Recorded data:
+--
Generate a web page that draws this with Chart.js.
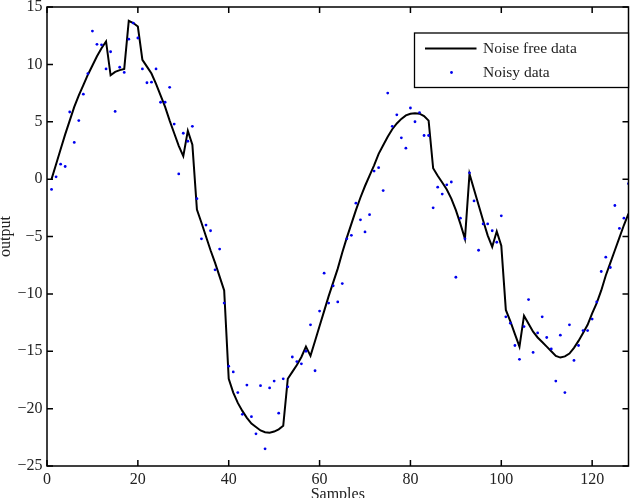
<!DOCTYPE html>
<html><head><meta charset="utf-8">
<script src="https://cdn.jsdelivr.net/npm/chart.js@4/dist/chart.umd.min.js"></script>
<style>html,body{margin:0;padding:0;background:#fff;}</style>
</head><body>
<canvas id="c" width="634" height="498"></canvas>
<script>
const samples = [1,2,3,4,5,6,7,8,9,10,11,12,13,14,15,16,17,18,19,20,21,22,23,24,25,26,27,28,29,30,31,32,33,34,35,36,37,38,39,40,41,42,43,44,45,46,47,48,49,50,51,52,53,54,55,56,57,58,59,60,61,62,63,64,65,66,67,68,69,70,71,72,73,74,75,76,77,78,79,80,81,82,83,84,85,86,87,88,89,90,91,92,93,94,95,96,97,98,99,100,101,102,103,104,105,106,107,108,109,110,111,112,113,114,115,116,117,118,119,120,121,122,123,124,125,126,127,128];
const noiseFree = [0.0,1.3,2.6,3.9,5.1,6.3,7.3,8.2,9.1,9.9,10.7,11.4,12.0,9.05,9.35,9.5,9.6,13.8,13.6,13.3,
  10.4,9.8,9.2,8.3,7.3,6.3,5.1,4.0,2.9,2.0,4.2,3.0,-2.65,-3.8,-5.0,-6.2,-7.3,-8.5,-9.7,-17.4,
  -18.6,-19.5,-20.2,-20.8,-21.3,-21.6,-21.9,-22.05,-22.1,-22.0,-21.8,-21.5,-17.4,-16.8,-16.2,-15.5,-14.6,-15.4,-14.1,-12.8,
  -11.5,-10.2,-9.0,-7.8,-6.4,-5.1,-3.9,-2.7,-1.6,-0.6,0.3,1.2,2.2,2.95,3.7,4.35,4.85,5.25,5.55,5.7,
  5.75,5.7,5.5,5.1,0.95,0.3,-0.3,-0.9,-1.7,-2.7,-3.9,-5.2,0.45,-0.9,-2.25,-3.6,-4.9,-5.9,-4.55,-5.8,
  -11.4,-12.4,-13.5,-14.6,-11.9,-12.6,-13.3,-13.8,-14.2,-14.6,-15.0,-15.4,-15.55,-15.45,-15.2,-14.7,-14.1,-13.4,-12.7,-11.7,
  -10.8,-9.7,-8.4,-7.3,-6.2,-5.1,-4.0,-3.0];
const noisy = [-0.9,0.2,1.3,1.1,5.85,3.2,5.1,7.4,9.2,12.9,11.75,11.7,9.6,11.1,5.9,9.75,9.3,12.2,13.6,12.3,
  9.6,8.4,8.45,9.6,6.7,6.7,8.0,4.8,0.45,4.0,3.3,4.6,-1.7,-5.2,-4.0,-4.5,-7.9,-6.1,-10.8,-16.3,
  -16.8,-18.6,-20.5,-17.95,-20.7,-22.2,-18.0,-23.5,-18.2,-17.6,-20.4,-17.4,-18.1,-15.5,-15.9,-16.1,-15.0,-12.7,-16.7,-11.5,
  -8.2,-10.8,-9.3,-10.7,-9.1,-5.2,-4.9,-2.1,-3.55,-4.6,-3.1,0.7,1.0,-1.0,7.5,4.6,5.6,3.6,2.7,6.2,
  5.0,5.8,3.8,3.8,-2.5,-0.7,-1.3,-0.5,-0.25,-8.55,-3.4,-5.2,0.55,-1.9,-6.2,-3.9,-3.9,-4.5,-5.5,-3.2,
  -12.0,-12.55,-14.5,-15.7,-12.85,-10.5,-15.1,-13.4,-12.0,-13.8,-14.8,-17.6,-13.6,-18.6,-12.7,-15.8,-14.5,-13.2,-13.2,-12.2,
  -10.7,-8.05,-6.8,-7.7,-2.3,-4.3,-3.4,-0.4];
const xTicks = [0,20,40,60,80,100,120];
const yTicks = [-25,-20,-15,-10,-5,0,5,10,15];
const seriesNames = ['Noise free data','Noisy data'];
const xTitle = 'Samples';
const yTitle = 'output';

const FONT = "'Liberation Serif', 'Times New Roman', serif";
const TEXT = '#222';

const framePlugin = {
  id: 'frame',
  afterDraw(chart) {
    const ctx = chart.ctx;
    const a = chart.chartArea;
    const xs = chart.scales.x, ys = chart.scales.y;
    ctx.save();
    ctx.strokeStyle = '#000';
    ctx.lineWidth = 1.5;
    ctx.strokeRect(a.left, a.top, a.right - a.left, a.bottom - a.top);
    ctx.beginPath();
    const tl = 6;
    xTicks.forEach(v => {
      const px = xs.getPixelForValue(v);
      ctx.moveTo(px, a.bottom); ctx.lineTo(px, a.bottom - tl);
      ctx.moveTo(px, a.top); ctx.lineTo(px, a.top + tl);
    });
    yTicks.forEach(v => {
      const py = ys.getPixelForValue(v);
      ctx.moveTo(a.left, py); ctx.lineTo(a.left + tl, py);
      ctx.moveTo(a.right, py); ctx.lineTo(a.right - tl, py);
    });
    ctx.stroke();
    // legend
    const lx = 414.5, ly = 33, lw = a.right - 414.5, lh = 54.5;
    ctx.fillStyle = '#fff';
    ctx.fillRect(lx, ly, lw, lh);
    ctx.lineWidth = 1.3;
    ctx.strokeRect(lx, ly, lw, lh);
    ctx.beginPath();
    ctx.lineWidth = 2;
    ctx.moveTo(425, 48.5); ctx.lineTo(476.5, 48.5);
    ctx.stroke();
    ctx.fillStyle = '#0000ee';
    ctx.beginPath(); ctx.arc(451.5, 72.5, 1.4, 0, Math.PI * 2); ctx.fill();
    ctx.fillStyle = TEXT;
    ctx.font = "15.5px " + FONT;
    ctx.textAlign = 'left';
    ctx.textBaseline = 'middle';
    ctx.fillText(seriesNames[0], 483, 48.5);
    ctx.fillText(seriesNames[1], 483, 72.5);
    // axis titles
    ctx.font = "16px " + FONT;
    ctx.textAlign = 'center';
    ctx.textBaseline = 'alphabetic';
    ctx.fillText(xTitle, (a.left + a.right) / 2, 499);
    ctx.save();
    ctx.translate(10, (a.top + a.bottom) / 2);
    ctx.rotate(-Math.PI / 2);
    ctx.fillText(yTitle, 0, 0);
    ctx.restore();
    ctx.restore();
  }
};

new Chart(document.getElementById('c'), {
  type: 'scatter',
  data: {
    datasets: [
      {
        label: seriesNames[1],
        data: samples.map((x, i) => ({x, y: noisy[i]})),
        backgroundColor: '#0000ee',
        borderWidth: 0,
        pointRadius: 1.4,
        pointHoverRadius: 1.4
      },
      {
        type: 'line',
        label: seriesNames[0],
        data: samples.map((x, i) => ({x, y: noiseFree[i]})),
        borderColor: '#000',
        borderWidth: 2,
        pointRadius: 0,
        tension: 0,
        fill: false
      }
    ]
  },
  options: {
    responsive: false,
    animation: false,
    devicePixelRatio: 1,
    layout: { padding: { top: 7, right: 5.5, left: 0, bottom: 0 } },
    plugins: { legend: { display: false }, tooltip: { enabled: false } },
    scales: {
      x: {
        type: 'linear', min: 0, max: 128, position: 'bottom',
        grid: { display: false, drawTicks: false },
        border: { display: false },
        afterBuildTicks: s => { s.ticks = xTicks.map(v => ({ value: v })); },
        afterFit: s => { s.height = 32; s.paddingLeft = 0; s.paddingRight = 0; },
        ticks: { font: { family: FONT, size: 16 }, color: TEXT, padding: 4, maxRotation: 0, autoSkip: false }
      },
      y: {
        type: 'linear', min: -25, max: 15,
        grid: { display: false, drawTicks: false },
        border: { display: false },
        afterBuildTicks: s => { s.ticks = yTicks.map(v => ({ value: v })); },
        afterFit: s => { s.width = 47; s.paddingTop = 0; s.paddingBottom = 0; },
        ticks: { font: { family: FONT, size: 16 }, color: TEXT, padding: 4.5,
          callback: v => (v < 0 ? '\u2212' + Math.abs(v) : String(v)) }
      }
    }
  },
  plugins: [framePlugin]
});
</script>
</body></html>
+--
Give again, word for word, every line from the top of the data through the line with "const yTitle = 'output';", both ends included, and exclude the pictures.

Generate a web page that draws this with Chart.js.
<!DOCTYPE html>
<html><head><meta charset="utf-8">
<script src="https://cdn.jsdelivr.net/npm/chart.js@4/dist/chart.umd.min.js"></script>
<style>html,body{margin:0;padding:0;background:#fff;}</style>
</head><body>
<canvas id="c" width="634" height="498"></canvas>
<script>
const samples = [1,2,3,4,5,6,7,8,9,10,11,12,13,14,15,16,17,18,19,20,21,22,23,24,25,26,27,28,29,30,31,32,33,34,35,36,37,38,39,40,41,42,43,44,45,46,47,48,49,50,51,52,53,54,55,56,57,58,59,60,61,62,63,64,65,66,67,68,69,70,71,72,73,74,75,76,77,78,79,80,81,82,83,84,85,86,87,88,89,90,91,92,93,94,95,96,97,98,99,100,101,102,103,104,105,106,107,108,109,110,111,112,113,114,115,116,117,118,119,120,121,122,123,124,125,126,127,128];
const noiseFree = [0.0,1.3,2.6,3.9,5.1,6.3,7.3,8.2,9.1,9.9,10.7,11.4,12.0,9.05,9.35,9.5,9.6,13.8,13.6,13.3,
  10.4,9.8,9.2,8.3,7.3,6.3,5.1,4.0,2.9,2.0,4.2,3.0,-2.65,-3.8,-5.0,-6.2,-7.3,-8.5,-9.7,-17.4,
  -18.6,-19.5,-20.2,-20.8,-21.3,-21.6,-21.9,-22.05,-22.1,-22.0,-21.8,-21.5,-17.4,-16.8,-16.2,-15.5,-14.6,-15.4,-14.1,-12.8,
  -11.5,-10.2,-9.0,-7.8,-6.4,-5.1,-3.9,-2.7,-1.6,-0.6,0.3,1.2,2.2,2.95,3.7,4.35,4.85,5.25,5.55,5.7,
  5.75,5.7,5.5,5.1,0.95,0.3,-0.3,-0.9,-1.7,-2.7,-3.9,-5.2,0.45,-0.9,-2.25,-3.6,-4.9,-5.9,-4.55,-5.8,
  -11.4,-12.4,-13.5,-14.6,-11.9,-12.6,-13.3,-13.8,-14.2,-14.6,-15.0,-15.4,-15.55,-15.45,-15.2,-14.7,-14.1,-13.4,-12.7,-11.7,
  -10.8,-9.7,-8.4,-7.3,-6.2,-5.1,-4.0,-3.0];
const noisy = [-0.9,0.2,1.3,1.1,5.85,3.2,5.1,7.4,9.2,12.9,11.75,11.7,9.6,11.1,5.9,9.75,9.3,12.2,13.6,12.3,
  9.6,8.4,8.45,9.6,6.7,6.7,8.0,4.8,0.45,4.0,3.3,4.6,-1.7,-5.2,-4.0,-4.5,-7.9,-6.1,-10.8,-16.3,
  -16.8,-18.6,-20.5,-17.95,-20.7,-22.2,-18.0,-23.5,-18.2,-17.6,-20.4,-17.4,-18.1,-15.5,-15.9,-16.1,-15.0,-12.7,-16.7,-11.5,
  -8.2,-10.8,-9.3,-10.7,-9.1,-5.2,-4.9,-2.1,-3.55,-4.6,-3.1,0.7,1.0,-1.0,7.5,4.6,5.6,3.6,2.7,6.2,
  5.0,5.8,3.8,3.8,-2.5,-0.7,-1.3,-0.5,-0.25,-8.55,-3.4,-5.2,0.55,-1.9,-6.2,-3.9,-3.9,-4.5,-5.5,-3.2,
  -12.0,-12.55,-14.5,-15.7,-12.85,-10.5,-15.1,-13.4,-12.0,-13.8,-14.8,-17.6,-13.6,-18.6,-12.7,-15.8,-14.5,-13.2,-13.2,-12.2,
  -10.7,-8.05,-6.8,-7.7,-2.3,-4.3,-3.4,-0.4];
const xTicks = [0,20,40,60,80,100,120];
const yTicks = [-25,-20,-15,-10,-5,0,5,10,15];
const seriesNames = ['Noise free data','Noisy data'];
const xTitle = 'Samples';
const yTitle = 'output';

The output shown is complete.